What to do:
Note how many lines in the entries contain the string "this", then give that number and nothing else.

Exercise data:

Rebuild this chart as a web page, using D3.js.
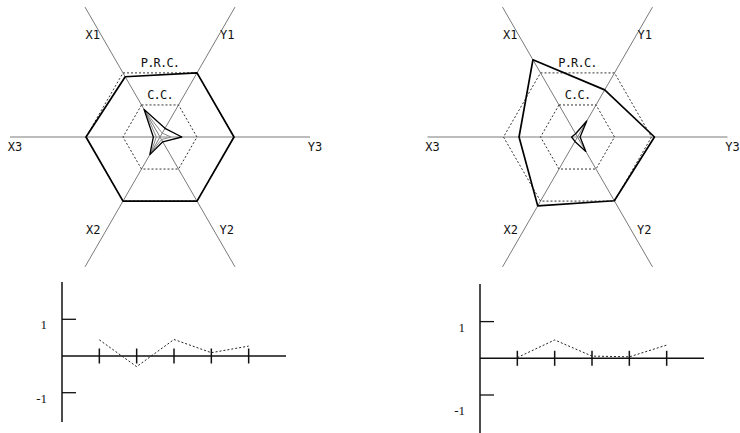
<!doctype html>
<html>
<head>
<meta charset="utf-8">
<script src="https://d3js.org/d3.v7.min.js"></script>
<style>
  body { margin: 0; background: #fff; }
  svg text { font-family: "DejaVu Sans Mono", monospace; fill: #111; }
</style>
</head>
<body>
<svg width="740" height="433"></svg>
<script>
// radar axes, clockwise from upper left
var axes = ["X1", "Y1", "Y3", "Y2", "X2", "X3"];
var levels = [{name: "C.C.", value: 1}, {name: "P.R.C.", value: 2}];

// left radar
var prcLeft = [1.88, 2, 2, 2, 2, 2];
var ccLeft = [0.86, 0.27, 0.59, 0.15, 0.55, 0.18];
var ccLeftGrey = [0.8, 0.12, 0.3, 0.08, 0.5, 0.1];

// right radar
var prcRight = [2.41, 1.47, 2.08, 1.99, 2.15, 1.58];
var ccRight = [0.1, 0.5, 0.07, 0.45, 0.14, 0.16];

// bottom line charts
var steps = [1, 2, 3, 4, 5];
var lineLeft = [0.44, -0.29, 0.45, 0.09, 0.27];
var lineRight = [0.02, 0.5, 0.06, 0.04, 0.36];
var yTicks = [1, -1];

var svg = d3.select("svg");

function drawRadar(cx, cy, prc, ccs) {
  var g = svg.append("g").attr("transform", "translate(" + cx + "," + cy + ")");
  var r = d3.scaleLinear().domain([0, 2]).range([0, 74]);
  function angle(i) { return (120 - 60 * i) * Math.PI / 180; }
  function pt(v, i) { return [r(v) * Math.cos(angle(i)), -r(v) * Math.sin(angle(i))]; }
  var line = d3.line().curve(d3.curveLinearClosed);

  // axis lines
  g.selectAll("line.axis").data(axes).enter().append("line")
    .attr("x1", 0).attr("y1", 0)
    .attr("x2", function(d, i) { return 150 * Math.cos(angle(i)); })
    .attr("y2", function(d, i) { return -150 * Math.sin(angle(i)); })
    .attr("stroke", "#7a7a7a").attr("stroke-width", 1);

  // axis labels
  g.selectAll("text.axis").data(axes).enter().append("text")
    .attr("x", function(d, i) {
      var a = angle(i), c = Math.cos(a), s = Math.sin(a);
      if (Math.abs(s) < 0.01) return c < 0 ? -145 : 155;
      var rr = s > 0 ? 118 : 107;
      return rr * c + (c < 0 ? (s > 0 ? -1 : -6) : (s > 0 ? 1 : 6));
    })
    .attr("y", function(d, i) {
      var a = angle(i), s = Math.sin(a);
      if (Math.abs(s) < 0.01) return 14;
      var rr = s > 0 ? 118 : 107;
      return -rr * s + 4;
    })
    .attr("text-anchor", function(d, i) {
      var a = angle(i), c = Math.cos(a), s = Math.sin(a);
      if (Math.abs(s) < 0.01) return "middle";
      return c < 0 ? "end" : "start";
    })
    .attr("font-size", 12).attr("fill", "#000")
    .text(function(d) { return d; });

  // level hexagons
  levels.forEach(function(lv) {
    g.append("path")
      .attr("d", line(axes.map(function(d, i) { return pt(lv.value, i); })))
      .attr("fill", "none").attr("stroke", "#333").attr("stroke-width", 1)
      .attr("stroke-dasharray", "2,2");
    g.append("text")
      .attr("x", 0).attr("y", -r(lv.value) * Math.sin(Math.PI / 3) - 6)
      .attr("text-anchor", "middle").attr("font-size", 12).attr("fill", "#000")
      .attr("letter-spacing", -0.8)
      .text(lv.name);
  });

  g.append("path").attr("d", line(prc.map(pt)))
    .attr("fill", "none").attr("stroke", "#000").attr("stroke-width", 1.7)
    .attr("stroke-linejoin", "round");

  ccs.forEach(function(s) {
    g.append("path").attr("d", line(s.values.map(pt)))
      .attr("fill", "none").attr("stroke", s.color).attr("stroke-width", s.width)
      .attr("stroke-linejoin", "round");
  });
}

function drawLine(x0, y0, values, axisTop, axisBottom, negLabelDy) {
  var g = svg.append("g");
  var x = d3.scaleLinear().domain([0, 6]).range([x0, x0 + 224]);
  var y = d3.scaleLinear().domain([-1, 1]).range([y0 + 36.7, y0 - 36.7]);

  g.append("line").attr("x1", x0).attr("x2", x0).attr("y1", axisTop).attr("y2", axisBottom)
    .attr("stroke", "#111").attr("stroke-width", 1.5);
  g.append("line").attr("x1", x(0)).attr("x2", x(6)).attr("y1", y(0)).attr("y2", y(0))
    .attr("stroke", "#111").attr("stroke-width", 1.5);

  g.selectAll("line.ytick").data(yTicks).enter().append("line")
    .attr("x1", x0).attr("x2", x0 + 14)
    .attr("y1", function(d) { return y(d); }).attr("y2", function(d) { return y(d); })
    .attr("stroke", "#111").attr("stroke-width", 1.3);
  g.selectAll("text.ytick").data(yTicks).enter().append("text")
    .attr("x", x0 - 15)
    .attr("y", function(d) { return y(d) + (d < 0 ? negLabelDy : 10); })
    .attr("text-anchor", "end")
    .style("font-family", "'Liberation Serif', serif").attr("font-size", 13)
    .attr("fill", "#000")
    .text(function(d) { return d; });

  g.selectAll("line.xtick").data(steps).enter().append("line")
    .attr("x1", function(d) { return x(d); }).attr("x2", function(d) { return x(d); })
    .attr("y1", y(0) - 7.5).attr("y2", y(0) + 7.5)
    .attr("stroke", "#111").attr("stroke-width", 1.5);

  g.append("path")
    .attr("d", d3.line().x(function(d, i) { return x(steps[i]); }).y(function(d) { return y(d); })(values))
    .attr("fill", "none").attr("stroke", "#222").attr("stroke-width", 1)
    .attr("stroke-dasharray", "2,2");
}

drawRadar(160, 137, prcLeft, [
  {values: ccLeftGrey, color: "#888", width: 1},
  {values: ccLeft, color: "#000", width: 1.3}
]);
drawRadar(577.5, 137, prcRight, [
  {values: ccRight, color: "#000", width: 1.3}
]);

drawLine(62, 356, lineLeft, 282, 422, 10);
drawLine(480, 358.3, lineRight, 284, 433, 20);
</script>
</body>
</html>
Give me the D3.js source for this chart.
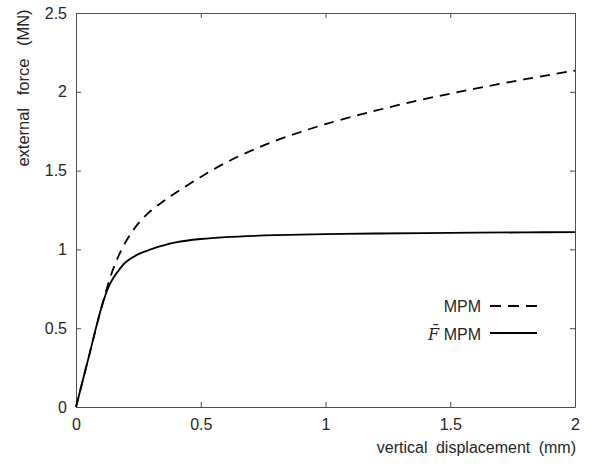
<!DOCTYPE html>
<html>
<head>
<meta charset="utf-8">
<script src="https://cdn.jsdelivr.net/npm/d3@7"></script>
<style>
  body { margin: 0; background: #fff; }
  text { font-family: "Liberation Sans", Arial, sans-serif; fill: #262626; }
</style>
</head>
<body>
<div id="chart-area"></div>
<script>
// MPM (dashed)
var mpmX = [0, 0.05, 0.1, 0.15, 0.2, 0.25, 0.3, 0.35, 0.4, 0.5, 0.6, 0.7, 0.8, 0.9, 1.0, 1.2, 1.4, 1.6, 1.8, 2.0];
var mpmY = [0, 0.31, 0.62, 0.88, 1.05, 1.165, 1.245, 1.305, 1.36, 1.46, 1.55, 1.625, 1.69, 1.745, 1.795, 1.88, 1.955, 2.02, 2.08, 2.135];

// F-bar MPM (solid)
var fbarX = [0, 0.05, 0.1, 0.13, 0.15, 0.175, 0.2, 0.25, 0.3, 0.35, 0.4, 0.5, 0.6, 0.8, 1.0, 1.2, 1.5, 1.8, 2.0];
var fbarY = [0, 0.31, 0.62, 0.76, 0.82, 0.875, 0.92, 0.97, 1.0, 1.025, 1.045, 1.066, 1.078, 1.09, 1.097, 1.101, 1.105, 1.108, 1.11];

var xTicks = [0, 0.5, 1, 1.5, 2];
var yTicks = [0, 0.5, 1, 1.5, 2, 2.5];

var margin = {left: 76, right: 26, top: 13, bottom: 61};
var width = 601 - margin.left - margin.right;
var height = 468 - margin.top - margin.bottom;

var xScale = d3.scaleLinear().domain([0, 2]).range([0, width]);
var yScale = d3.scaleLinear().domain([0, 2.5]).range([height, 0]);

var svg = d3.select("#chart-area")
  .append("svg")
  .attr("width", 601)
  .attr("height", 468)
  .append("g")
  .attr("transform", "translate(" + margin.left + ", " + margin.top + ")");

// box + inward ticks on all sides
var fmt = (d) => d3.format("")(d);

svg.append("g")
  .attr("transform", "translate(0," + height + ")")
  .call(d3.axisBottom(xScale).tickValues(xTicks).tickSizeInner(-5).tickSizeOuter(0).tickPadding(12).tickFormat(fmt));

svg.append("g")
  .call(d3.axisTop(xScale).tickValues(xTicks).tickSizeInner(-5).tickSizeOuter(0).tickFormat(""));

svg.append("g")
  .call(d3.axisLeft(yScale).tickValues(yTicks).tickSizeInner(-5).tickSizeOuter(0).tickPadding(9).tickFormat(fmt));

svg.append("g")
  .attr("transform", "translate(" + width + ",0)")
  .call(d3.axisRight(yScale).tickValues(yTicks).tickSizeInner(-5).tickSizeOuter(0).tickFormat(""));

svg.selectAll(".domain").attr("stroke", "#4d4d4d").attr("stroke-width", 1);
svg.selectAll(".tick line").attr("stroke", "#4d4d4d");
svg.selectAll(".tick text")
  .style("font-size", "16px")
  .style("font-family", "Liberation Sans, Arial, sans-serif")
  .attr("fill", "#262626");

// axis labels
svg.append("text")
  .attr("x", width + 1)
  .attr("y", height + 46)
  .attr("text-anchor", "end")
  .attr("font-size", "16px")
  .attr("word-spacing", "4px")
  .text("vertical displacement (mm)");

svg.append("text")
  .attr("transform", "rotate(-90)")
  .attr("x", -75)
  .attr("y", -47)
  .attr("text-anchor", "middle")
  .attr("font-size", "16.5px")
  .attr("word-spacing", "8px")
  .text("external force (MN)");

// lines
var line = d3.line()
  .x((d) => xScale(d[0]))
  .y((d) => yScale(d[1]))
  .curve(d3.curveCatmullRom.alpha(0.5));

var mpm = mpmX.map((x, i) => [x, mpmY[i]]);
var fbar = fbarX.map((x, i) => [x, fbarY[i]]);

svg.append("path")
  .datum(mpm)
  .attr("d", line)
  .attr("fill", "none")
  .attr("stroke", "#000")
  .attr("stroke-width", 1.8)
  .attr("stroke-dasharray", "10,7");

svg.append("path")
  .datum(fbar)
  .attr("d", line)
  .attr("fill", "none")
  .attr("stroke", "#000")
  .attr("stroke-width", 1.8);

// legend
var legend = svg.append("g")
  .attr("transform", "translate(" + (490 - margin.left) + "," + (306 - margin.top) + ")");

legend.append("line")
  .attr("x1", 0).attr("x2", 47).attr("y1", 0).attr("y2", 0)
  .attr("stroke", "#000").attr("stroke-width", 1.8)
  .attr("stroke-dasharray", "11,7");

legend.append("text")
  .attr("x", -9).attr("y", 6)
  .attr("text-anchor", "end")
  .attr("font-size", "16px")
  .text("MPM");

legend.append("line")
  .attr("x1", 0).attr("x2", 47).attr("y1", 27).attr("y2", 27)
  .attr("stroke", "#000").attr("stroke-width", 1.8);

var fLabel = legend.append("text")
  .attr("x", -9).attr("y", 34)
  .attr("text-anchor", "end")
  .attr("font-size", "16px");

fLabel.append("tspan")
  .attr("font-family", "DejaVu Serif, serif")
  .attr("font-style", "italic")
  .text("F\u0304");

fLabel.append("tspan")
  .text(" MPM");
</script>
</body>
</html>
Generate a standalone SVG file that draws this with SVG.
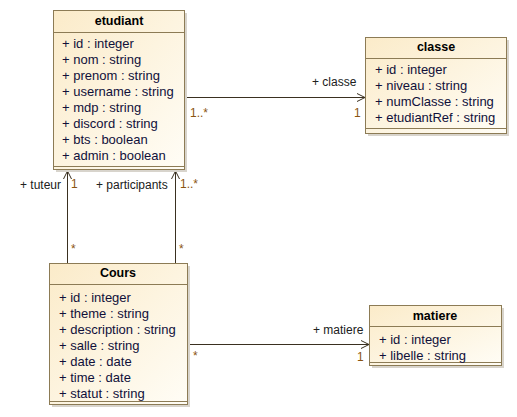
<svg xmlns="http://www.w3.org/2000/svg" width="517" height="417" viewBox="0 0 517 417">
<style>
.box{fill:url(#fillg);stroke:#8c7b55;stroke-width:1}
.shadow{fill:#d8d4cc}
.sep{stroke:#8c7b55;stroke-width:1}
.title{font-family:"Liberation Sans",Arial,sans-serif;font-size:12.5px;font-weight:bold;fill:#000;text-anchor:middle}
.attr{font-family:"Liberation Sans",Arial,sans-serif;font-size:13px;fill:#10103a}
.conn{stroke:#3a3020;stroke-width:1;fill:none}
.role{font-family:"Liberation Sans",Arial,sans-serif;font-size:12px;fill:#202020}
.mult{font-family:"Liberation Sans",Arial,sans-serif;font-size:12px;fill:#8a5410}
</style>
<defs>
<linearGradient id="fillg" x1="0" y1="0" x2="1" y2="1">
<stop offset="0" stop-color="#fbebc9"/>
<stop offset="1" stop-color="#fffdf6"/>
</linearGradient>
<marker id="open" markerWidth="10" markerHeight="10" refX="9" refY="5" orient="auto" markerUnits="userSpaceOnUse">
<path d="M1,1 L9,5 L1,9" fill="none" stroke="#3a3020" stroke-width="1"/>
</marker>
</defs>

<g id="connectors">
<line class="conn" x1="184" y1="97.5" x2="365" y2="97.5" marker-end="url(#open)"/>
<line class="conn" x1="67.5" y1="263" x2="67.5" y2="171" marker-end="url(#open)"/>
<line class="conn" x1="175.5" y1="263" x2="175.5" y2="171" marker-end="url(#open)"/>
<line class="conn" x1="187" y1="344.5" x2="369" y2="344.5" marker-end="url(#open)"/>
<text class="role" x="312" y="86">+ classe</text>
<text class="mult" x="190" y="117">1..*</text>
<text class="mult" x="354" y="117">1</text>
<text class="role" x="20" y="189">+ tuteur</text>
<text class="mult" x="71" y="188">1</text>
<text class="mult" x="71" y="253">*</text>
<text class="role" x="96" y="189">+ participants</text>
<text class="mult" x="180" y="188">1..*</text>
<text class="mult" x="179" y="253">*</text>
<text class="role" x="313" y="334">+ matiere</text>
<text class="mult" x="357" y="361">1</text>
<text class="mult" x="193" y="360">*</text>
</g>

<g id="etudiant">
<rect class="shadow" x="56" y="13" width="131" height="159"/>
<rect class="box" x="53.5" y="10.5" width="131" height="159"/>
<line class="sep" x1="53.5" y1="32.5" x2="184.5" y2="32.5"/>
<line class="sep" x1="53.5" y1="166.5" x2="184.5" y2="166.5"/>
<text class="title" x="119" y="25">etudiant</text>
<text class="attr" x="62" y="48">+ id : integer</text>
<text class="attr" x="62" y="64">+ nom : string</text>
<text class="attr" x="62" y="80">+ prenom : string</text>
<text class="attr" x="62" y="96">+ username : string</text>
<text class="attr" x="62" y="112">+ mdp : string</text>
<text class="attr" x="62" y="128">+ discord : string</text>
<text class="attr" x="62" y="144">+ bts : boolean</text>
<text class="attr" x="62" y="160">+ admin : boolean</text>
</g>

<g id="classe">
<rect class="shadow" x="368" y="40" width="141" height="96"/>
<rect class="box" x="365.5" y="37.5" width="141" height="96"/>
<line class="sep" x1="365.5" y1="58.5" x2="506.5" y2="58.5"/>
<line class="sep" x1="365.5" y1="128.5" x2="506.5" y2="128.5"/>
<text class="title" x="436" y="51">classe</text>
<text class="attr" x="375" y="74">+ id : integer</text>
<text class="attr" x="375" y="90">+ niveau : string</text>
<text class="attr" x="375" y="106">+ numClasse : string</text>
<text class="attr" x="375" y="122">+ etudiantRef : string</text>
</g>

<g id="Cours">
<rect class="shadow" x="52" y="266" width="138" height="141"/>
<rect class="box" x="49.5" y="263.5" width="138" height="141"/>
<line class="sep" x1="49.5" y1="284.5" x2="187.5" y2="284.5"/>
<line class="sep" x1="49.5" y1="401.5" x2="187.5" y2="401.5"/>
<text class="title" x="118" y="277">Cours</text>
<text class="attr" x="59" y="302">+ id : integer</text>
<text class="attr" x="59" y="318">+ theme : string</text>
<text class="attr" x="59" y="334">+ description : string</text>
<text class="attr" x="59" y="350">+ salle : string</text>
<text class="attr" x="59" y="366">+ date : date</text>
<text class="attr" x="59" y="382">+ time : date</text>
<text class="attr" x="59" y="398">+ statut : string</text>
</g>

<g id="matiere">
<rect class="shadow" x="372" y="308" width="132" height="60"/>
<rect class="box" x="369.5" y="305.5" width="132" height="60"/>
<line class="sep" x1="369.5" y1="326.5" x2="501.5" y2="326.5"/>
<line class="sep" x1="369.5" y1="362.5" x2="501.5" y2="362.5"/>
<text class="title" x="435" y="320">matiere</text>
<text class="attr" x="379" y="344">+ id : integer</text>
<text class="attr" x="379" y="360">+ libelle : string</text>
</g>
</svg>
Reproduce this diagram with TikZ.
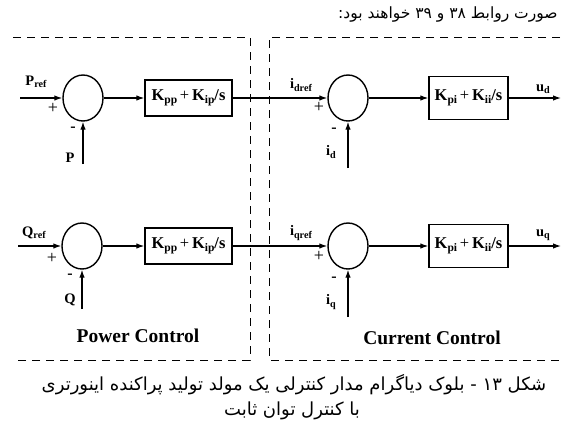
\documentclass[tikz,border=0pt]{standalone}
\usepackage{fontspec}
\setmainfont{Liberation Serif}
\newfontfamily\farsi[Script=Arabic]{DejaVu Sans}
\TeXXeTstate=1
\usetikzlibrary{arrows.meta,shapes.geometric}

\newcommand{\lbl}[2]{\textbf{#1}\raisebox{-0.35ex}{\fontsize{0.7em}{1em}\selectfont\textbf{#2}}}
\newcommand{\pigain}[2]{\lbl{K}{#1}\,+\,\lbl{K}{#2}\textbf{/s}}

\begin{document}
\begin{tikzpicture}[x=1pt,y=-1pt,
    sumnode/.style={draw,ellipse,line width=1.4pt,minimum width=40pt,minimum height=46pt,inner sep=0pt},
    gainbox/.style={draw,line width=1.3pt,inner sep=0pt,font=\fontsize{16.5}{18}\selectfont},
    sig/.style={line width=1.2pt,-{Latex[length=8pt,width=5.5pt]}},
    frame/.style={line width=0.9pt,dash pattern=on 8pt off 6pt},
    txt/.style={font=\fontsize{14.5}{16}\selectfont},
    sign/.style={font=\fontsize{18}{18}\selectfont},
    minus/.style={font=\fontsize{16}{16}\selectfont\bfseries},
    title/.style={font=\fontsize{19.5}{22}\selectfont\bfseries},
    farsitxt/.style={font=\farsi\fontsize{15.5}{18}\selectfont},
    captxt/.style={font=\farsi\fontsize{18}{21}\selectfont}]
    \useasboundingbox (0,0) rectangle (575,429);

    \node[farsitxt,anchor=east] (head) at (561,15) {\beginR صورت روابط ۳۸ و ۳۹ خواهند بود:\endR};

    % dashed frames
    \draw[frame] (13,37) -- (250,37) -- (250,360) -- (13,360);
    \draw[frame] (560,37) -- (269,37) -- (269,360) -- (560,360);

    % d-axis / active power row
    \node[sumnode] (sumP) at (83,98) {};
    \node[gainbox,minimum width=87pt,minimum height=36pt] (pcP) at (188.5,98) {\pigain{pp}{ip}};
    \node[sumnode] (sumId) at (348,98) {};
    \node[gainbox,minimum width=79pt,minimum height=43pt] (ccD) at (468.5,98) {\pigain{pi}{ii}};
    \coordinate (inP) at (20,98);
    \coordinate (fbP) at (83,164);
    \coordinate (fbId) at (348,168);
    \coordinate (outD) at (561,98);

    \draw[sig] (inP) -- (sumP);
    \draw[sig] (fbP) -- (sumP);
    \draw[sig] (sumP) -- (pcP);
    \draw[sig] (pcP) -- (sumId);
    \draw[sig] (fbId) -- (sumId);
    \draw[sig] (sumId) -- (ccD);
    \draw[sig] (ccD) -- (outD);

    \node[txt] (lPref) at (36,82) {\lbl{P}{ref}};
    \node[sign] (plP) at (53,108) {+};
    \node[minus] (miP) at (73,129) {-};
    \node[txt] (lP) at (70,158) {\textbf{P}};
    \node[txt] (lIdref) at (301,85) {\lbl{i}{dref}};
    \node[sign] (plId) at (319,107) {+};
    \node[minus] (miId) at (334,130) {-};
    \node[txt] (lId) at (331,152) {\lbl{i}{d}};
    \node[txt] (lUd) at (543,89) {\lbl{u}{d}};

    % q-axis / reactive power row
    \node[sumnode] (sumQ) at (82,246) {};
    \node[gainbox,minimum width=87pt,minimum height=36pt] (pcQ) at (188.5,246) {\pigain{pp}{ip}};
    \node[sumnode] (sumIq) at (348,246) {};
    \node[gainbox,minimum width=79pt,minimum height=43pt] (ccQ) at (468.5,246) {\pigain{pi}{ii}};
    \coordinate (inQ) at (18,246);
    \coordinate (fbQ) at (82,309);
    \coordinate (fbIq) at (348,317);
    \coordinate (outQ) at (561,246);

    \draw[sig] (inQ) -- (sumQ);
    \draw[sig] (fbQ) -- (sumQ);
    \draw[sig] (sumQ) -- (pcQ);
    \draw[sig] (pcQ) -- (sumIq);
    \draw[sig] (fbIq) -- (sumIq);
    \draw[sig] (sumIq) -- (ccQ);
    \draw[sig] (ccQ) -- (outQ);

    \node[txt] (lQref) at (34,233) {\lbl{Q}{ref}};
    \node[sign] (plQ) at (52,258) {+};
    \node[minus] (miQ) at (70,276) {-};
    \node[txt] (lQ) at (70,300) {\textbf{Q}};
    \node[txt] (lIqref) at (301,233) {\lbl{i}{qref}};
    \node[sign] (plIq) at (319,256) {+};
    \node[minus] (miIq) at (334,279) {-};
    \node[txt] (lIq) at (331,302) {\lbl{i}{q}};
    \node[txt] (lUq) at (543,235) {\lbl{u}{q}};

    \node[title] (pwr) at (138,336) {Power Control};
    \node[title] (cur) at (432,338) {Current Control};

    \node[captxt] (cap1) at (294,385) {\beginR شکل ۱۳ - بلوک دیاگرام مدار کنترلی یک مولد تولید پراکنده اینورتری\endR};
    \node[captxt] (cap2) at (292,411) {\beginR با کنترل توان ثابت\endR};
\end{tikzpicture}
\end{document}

Solution to the exercise:
4